La capitale Conakry a été réveillée à l’aube ce samedi par des tirs d’armes automatiques. Mais après quelques heures de cavale, Dadis Camara a été repris et est déjà de retour en prison.
L’ancien dictateur guinéen Moussa Dadis Camara, sorti de prison samedi matin par un commando lourdement armé, a été repris et remis derrière les barreaux, ont indiqué l’armée et son avocat.
« Le capitaine Moussa Dadis Camara a été retrouvé sain et sauf et reconduit en prison », a dit à l’AFP le directeur de l’information des armées (Dirpa) Ansouma Toumany Camara, sans préciser les circonstances de la capture. Un des avocats de l’ancien président (2008-2009), Jocamey Haba, a confirmé dans un bref échange avec l’AFP que son client était de retour en cellule.
Seul le colonel Claude Pivi reste introuvable sur les trois ou quatre hommes (selon les sources) tirés de prison au cours d’une opération commando, a dit le directeur de la Dirpa. Il « est activement recherché », mais « il n’a aucune chance de quitter le pays puisque Conakry est quadrillée », a-t-il ajouté.
Des assaillants lourdement armés
Tôt ce samedi matin, l’assaut du commando avait réveillé avant l’aube le centre de la capitale au son des armes automatiques. Un groupe de militaires masqués et lourdement armés était arrivé vers 4 heures (locales et GMT) devant la prison dont ils ont forcé les accès, a dit une source judiciaire sous le couvert de l’anonymat, compte tenu de la sensibilité du sujet. Ils ont déclaré « être venus libérer le capitaine Dadis Camara », a-t-elle dit.
À l’intérieur, les assaillants, qui semblaient connaître les lieux, se sont dirigés vers la cellule du capitaine et l’en ont extrait ainsi que d’autres détenus pour les emmener vers une destination inconnue, a-t-elle ajouté. « Le procureur général m’a confirmé que mon client avait été sorti de prison par des hommes lourdement armés », a dit à l’AFP son avocat, Jocamey Haba, en évoquant la possibilité que son client ait été emmené contre son gré.
L’opération a secoué Kaloum, quartier de la présidence, des institutions, des affaires et d’un certain nombre d’ambassades, mais aussi de la prison centrale. Cet accès de fièvre a immédiatement réveillé le souvenir du putsch, mené à peu près à la même heure, du 5 septembre 2021 quand le colonel Mamady Doumbouya avait pris d’assaut le palais présidentiel avec ses hommes et renversé le président civil Alpha Condé par les armes.
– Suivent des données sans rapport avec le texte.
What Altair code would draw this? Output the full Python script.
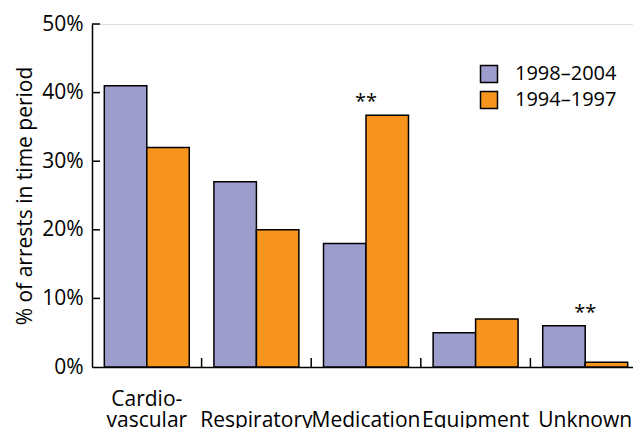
import altair as alt
import pandas as pd

categories = ["Cardio-vascular", "Respiratory", "Medication", "Equipment", "Unknown"]
periods = ["1998–2004", "1994–1997"]
recent = [41, 27, 18, 5, 6]
earlier = [32, 20, 36.7, 7, 0.7]
star_categories = ["Medication", "Unknown"]
star_values = [36.7, 6]
star_text = ["**", "**"]
y_tick_values = [0, 10, 20, 30, 40, 50]
colors = ["#9d9dcd", "#f7941d"]

rows = []
for c, a, b in zip(categories, recent, earlier):
    rows.append({"cat": c, "period": periods[0], "value": a})
    rows.append({"cat": c, "period": periods[1], "value": b})
df = pd.DataFrame(rows)
stars = pd.DataFrame({"cat": star_categories, "value": star_values, "text": star_text})
xticks = pd.DataFrame({"cat": categories[1:]})
yticks = pd.DataFrame({"v": y_tick_values[1:]})

W = 541      # visible part of the plot
RANGE = 548  # band range of the x axis (runs a little past the visible edge)
H = 343
FONT = "Open Sans"

x_scale = alt.Scale(domain=categories, paddingInner=0, paddingOuter=0, range=[0, RANGE])
y_scale = alt.Scale(domain=[0, 50], nice=False)

x_axis = alt.Axis(
    title=None,
    labelExpr="datum.value == 'Cardio-vascular' ? ['Cardio-', 'vascular'] : ['', datum.value]",
    labelFontSize=21, labelFont=FONT, labelColor="black", ticks=False,
    domainColor="black", domainWidth=1.5, labelPadding=38,
    labelBaseline="alphabetic", labelLineHeight=21, labelAngle=0,
)
y_axis = alt.Axis(
    title="% of arrests in time period", values=y_tick_values,
    labelExpr="datum.value + '%'", ticks=False, grid=False,
    labelFontSize=21, labelFont=FONT, labelColor="black", labelPadding=9,
    titleFontSize=21, titleFont=FONT, titleFontWeight="normal", titleColor="black",
    titlePadding=6, domainColor="black", domainWidth=1.5,
)

bars = alt.Chart(df).mark_bar(stroke="black", strokeWidth=1.5).encode(
    x=alt.X("cat:N", scale=x_scale, sort=categories, axis=x_axis),
    xOffset=alt.XOffset("period:N", sort=periods,
                        scale=alt.Scale(domain=periods, paddingInner=0, paddingOuter=0.29)),
    y=alt.Y("value:Q", scale=y_scale, axis=y_axis),
    color=alt.Color("period:N", sort=periods,
                    scale=alt.Scale(domain=periods, range=colors),
                    legend=alt.Legend(
                        title=None, orient="none", legendX=387, legendY=40,
                        symbolType="square", symbolSize=289, symbolStrokeColor="black",
                        symbolStrokeWidth=1.5, symbolOpacity=1, labelFontSize=20,
                        labelFont=FONT, labelColor="black", labelOffset=16,
                        rowPadding=2, padding=0,
                    )),
)

xtick_rules = alt.Chart(xticks).mark_rule(color="black", strokeWidth=1.5).encode(
    x=alt.X("cat:N", scale=x_scale, sort=categories, bandPosition=0),
    y=alt.YDatum(0, scale=y_scale),
    y2=alt.value(H - 9),
)

ytick_rules = alt.Chart(yticks).mark_rule(color="black", strokeWidth=1.5).encode(
    y=alt.Y("v:Q", scale=y_scale),
    x=alt.value(0),
    x2=alt.value(8),
)

star_marks = alt.Chart(stars).mark_text(
    font=FONT, fontSize=20, color="black", baseline="alphabetic", dy=-7
).encode(
    x=alt.X("cat:N", scale=x_scale, sort=categories),
    y=alt.Y("value:Q", scale=y_scale),
    text="text:N",
)

chart = alt.layer(bars, xtick_rules, ytick_rules, star_marks).properties(
    width=W, height=H,
    autosize=alt.AutoSizeParams(type="none"),
    padding={"left": 84, "top": 16, "right": 0, "bottom": 62},
).configure_view(stroke=None).configure(font=FONT)

chart.save("out.html", embed_options={"renderer": "svg", "actions": False})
Jugés après le massacre d’opposants réunis dans un stade
Plusieurs sources faisait aussi état de l’évasion Moussa Tiegboro Camara et Claude Pivi, jugés comme Dadis Camara, parmi une dizaine d’anciens responsables militaires et gouvernementaux, pour le massacre de 2009. La Guinée, pays à l’histoire politique tourmentée depuis l’indépendance vis-à-vis de la France, vient d’entrer dans la deuxième année de ce procès, pour lequel Moussa Dadis Camara était détenu depuis le début des audiences en septembre 2022.
Ils répondent d’une litanie de meurtres, actes de torture, viols et autres enlèvements commis le 28 septembre 2009 par les forces de sécurité au stade du 28-Septembre dans la banlieue de Conakry, où s’étaient réunis des dizaines de milliers de sympathisants de l’opposition, et aux alentours. Au moins 156 personnes y ont été tuées et des centaines blessées, et au moins 109 femmes violées, selon le rapport d’une commission d’enquête mandatée par l’ONU.
Ce procès s’est ouvert en septembre 2022 alors que le nouvel homme fort du pays, le colonel Doumbouya, a promis après son coup de force de refonder l’État guinéen et de faire de la justice sa « boussole ».
Après le putsch de 2021, le colonel Doumbouya s’est fait investir président et s’est engagé sous la pression internationale à remettre le pouvoir à des civils élus dans un délai de deux ans à partir de janvier 2023. Les Forces vives de Guinée, collectif de partis et d’organisations d’opposition ont dénoncé des engagements non tenus et une dérive autoritaire, évoquant une « dictature naissante ».